I have been trying to filter any missing values in R using dplyr but I don't seem to get it right. Any lead would be grateful.
library(dplyr)
library(tibble)
set.seed(2021)
testdata <- tibble(
a1 = c(10, 12, NA, 10, 13),
a2 = c("Test", "Test1", "Test 2", NA, NA),
a3 = c(NA, "Test 10", "Test 2", NA, "Test 4"),
a4 = rbinom(5, 10, 0.5)
)
testdata2 <- testdata %>%
filter(across(.cols = everything(), ~any_vars(is.na(.))))
CodePudding user response:
If you are using dplyr to do this you can use the functions if_all/if_any to do this.
To select rows with at least one missing value -
library(dplyr)
testdata %>% filter(if_any(.fns = is.na))
# a1 a2 a3 a4
# <dbl> <chr> <chr> <int>
#1 10 Test NA 5
#2 NA Test 2 Test 2 6
#3 10 NA NA 5
#4 13 NA Test 4 6
To select rows with no missing values -
testdata %>% filter(if_all(.fns = Negate(is.na)))
# a1 a2 a3 a4
# <dbl> <chr> <chr> <int>
#1 12 Test1 Test 10 6
CodePudding user response:
To remove any rows that have an NA value you'll need to edit your code slightly, to include a negation (i.e. filter for the rows that return a FALSE when you ask if they contain missing values).
I also used .cols = contains("a") to show you a way of using tidy select when you don't want to include every column.
testdata %>%
filter(across(.cols = contains("a"), ~!is.na(.)))

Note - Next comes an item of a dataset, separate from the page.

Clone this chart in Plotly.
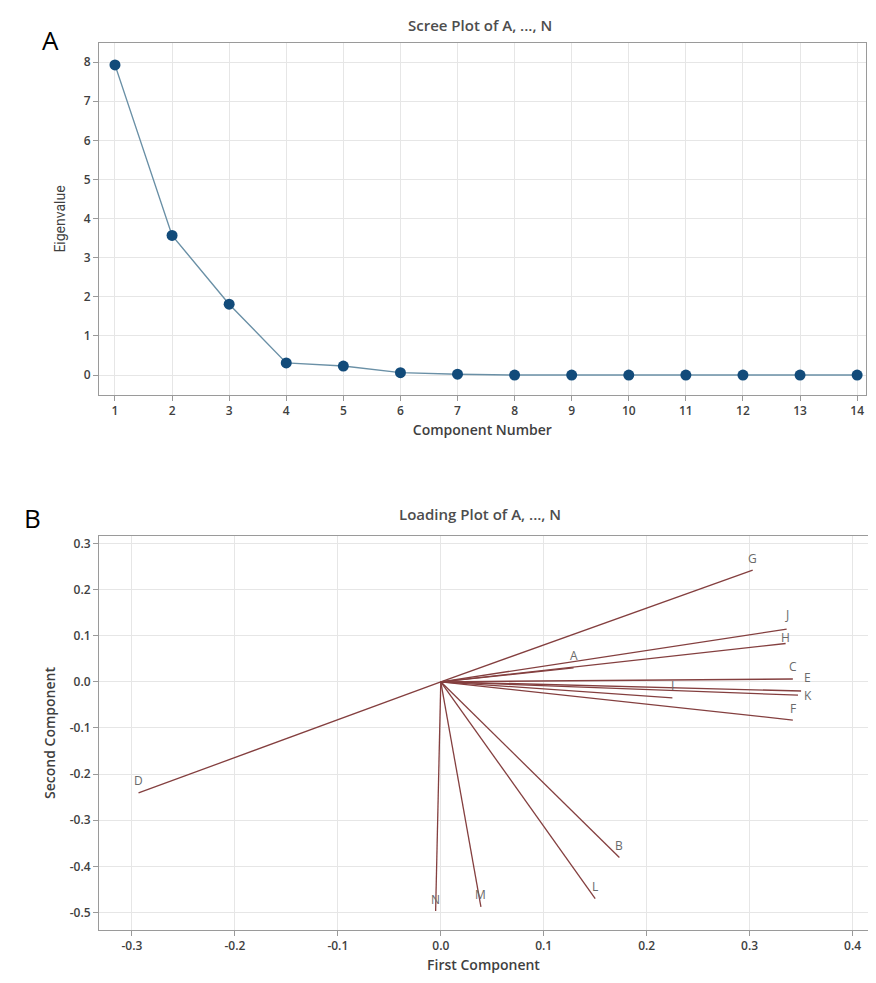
import plotly.graph_objects as go

# Scree plot data
components = list(range(1, 15))
eigenvalues = [7.93, 3.57, 1.81, 0.31, 0.23, 0.06, 0.02, 0.0, 0.0, 0.0, 0.0, 0.0, 0.0, 0.0]

# Loading plot data
variables = ["A", "B", "C", "D", "E", "F", "G", "H", "I", "J", "K", "L", "M", "N"]
first_comp = [0.129, 0.1735, 0.342, -0.2936, 0.350, 0.342, 0.303, 0.335, 0.225, 0.336, 0.347, 0.150, 0.039, -0.005]
second_comp = [0.030, -0.381, 0.006, -0.241, -0.020, -0.083, 0.242, 0.083, -0.035, 0.114, -0.029, -0.470, -0.488, -0.497]

# page has an 8px body margin, so the figure starts at (8, 8) in the window
OFF = 8
W, H = 876 - OFF, 983 - OFF
ML, MR, MT, MB = 99 - OFF, 8, 43 - OFF, 53
FONT = "Open Sans"
TICKC = "#3f3f3f"
GRID = "#e6e6e6"
FRAME = "#9a9a9a"

fig = go.Figure()

fig.add_trace(go.Scatter(
    x=components, y=eigenvalues, mode="lines+markers",
    line=dict(color="#6a90a6", width=1.4),
    marker=dict(color="#124b7a", size=11),
    xaxis="x", yaxis="y", showlegend=False, hoverinfo="x+y"))

line_color = "#843f3f"
for v, fx, sy in zip(variables, first_comp, second_comp):
    fig.add_trace(go.Scatter(
        x=[0, fx], y=[0, sy], mode="lines",
        line=dict(color=line_color, width=1.3),
        xaxis="x2", yaxis="y2", showlegend=False, hoverinfo="skip"))

axis_common = dict(
    showline=True, linecolor=FRAME, linewidth=1, mirror=True,
    showgrid=True, gridcolor=GRID, gridwidth=1, zeroline=False,
    ticks="outside", ticklen=5, tickcolor=FRAME,
    tickfont=dict(family=FONT, size=12, color=TICKC, weight=600),
)
title_font = dict(family=FONT, size=14, color=TICKC, weight=600)

fig.update_layout(
    width=W, height=H,
    paper_bgcolor="white", plot_bgcolor="white",
    margin=dict(l=ML, r=MR, t=MT, b=MB),
    font=dict(family=FONT, color=TICKC),
    xaxis=dict(axis_common, domain=[0, 0.997], anchor="y", range=[0.72, 14.15],
               tickmode="array", tickvals=components,
               title=dict(text="Component Number", standoff=6, font=title_font)),
    yaxis=dict(axis_common, domain=[0.6032, 1], anchor="x", range=[-0.51, 8.49],
               tickmode="array", tickvals=list(range(0, 9)),
               title=dict(text="Eigenvalue", standoff=14,
                          font=dict(family="Liberation Sans Narrow, Roboto", size=14, color=TICKC))),
    xaxis2=dict(axis_common, domain=[0, 1], anchor="y2", range=[-0.332, 0.415],
                tickmode="array", tickvals=[-0.3, -0.2, -0.1, 0.0, 0.1, 0.2, 0.3, 0.4],
                ticktext=["-0.3", "-0.2", "-0.1", "0.0", "0.1", "0.2", "0.3", "0.4"],
                title=dict(text="First Component", standoff=6, font=title_font)),
    yaxis2=dict(axis_common, domain=[0, 0.4442], anchor="x2", range=[-0.538, 0.316],
                tickmode="array", tickvals=[-0.5, -0.4, -0.3, -0.2, -0.1, 0.0, 0.1, 0.2, 0.3],
                ticktext=["-0.5", "-0.4", "-0.3", "-0.2", "-0.1", "0.0", "0.1", "0.2", "0.3"],
                title=dict(text="Second Component", standoff=10, font=title_font)),
)

plot_h = H - MT - MB
plot_w = W - ML - MR


def px_to_paper(xpx, ypx):
    # xpx, ypx are window pixel positions
    return (xpx - OFF - ML) / plot_w, 1 - (ypx - OFF - MT) / plot_h


labels = [
    ("Scree Plot of A, ..., N", 480, 25, dict(family=FONT, size=15, color="#4d4d4d", weight=600)),
    ("Loading Plot of A, ..., N", 480, 514, dict(family=FONT, size=15, color="#4d4d4d", weight=600)),
    ("A", 50, 40, dict(family=FONT, size=26, color="black")),
    ("B", 32, 518, dict(family=FONT, size=26, color="black")),
]
anns = []
for text, xp, yp, f in labels:
    ax, ay = px_to_paper(xp, yp)
    anns.append(dict(text=text, x=ax, y=ay, xref="paper", yref="paper",
                     xanchor="center", yanchor="middle", showarrow=False, font=f))

# variable labels at the loading vector tips (small offsets to keep them readable)
shifts = {"J": (0, 15), "H": (0, 6), "E": (6, 14), "K": (10, 0), "C": (0, 13)}
for v, fx, sy in zip(variables, first_comp, second_comp):
    xs, ys = shifts.get(v, (0, 12))
    anns.append(dict(text=v, x=fx, y=sy, xref="x2", yref="y2",
                     xanchor="center", yanchor="middle", xshift=xs, yshift=ys,
                     showarrow=False, font=dict(family=FONT, size=12, color="#6a6a6a")))
fig.update_layout(annotations=anns)

fig.write_html("out.html")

CodePudding user response:
library(tidyverse)
set.seed(2021)
testdata <- tibble(
a1 = c(10, 12, NA, 10, 13),
a2 = c("Test", "Test1", "Test 2", NA, NA),
a3 = c(NA, "Test 10", "Test 2", NA, "Test 4"),
a4 = rbinom(5, 10, 0.5)
)
testdata %>%
filter(rowSums(across(.cols = everything(), .fns = is.na)) > 0)
#> # A tibble: 4 x 4
#> a1 a2 a3 a4
#> <dbl> <chr> <chr> <int>
#> 1 10 Test <NA> 5
#> 2 NA Test 2 Test 2 6
#> 3 10 <NA> <NA> 5
#> 4 13 <NA> Test 4 6
Created on 2022-01-25 by the reprex package (v2.0.1)
CodePudding user response:
For the sake of completeness, here's a base R concise solution:
testdata[apply(testdata, 1, \(x) any(is.na(x))),]
a1 a2 a3 a4
1 10 Test NA 5
2 NA Test 2 Test 2 6
3 10 NA NA 5
4 13 NA Test 4 6
If you wish to select rows with no NAs, I'd suggest drop_na:
tidyr::drop_na(testdata)
a1 a2 a3 a4
1 12 Test1 Test 10 6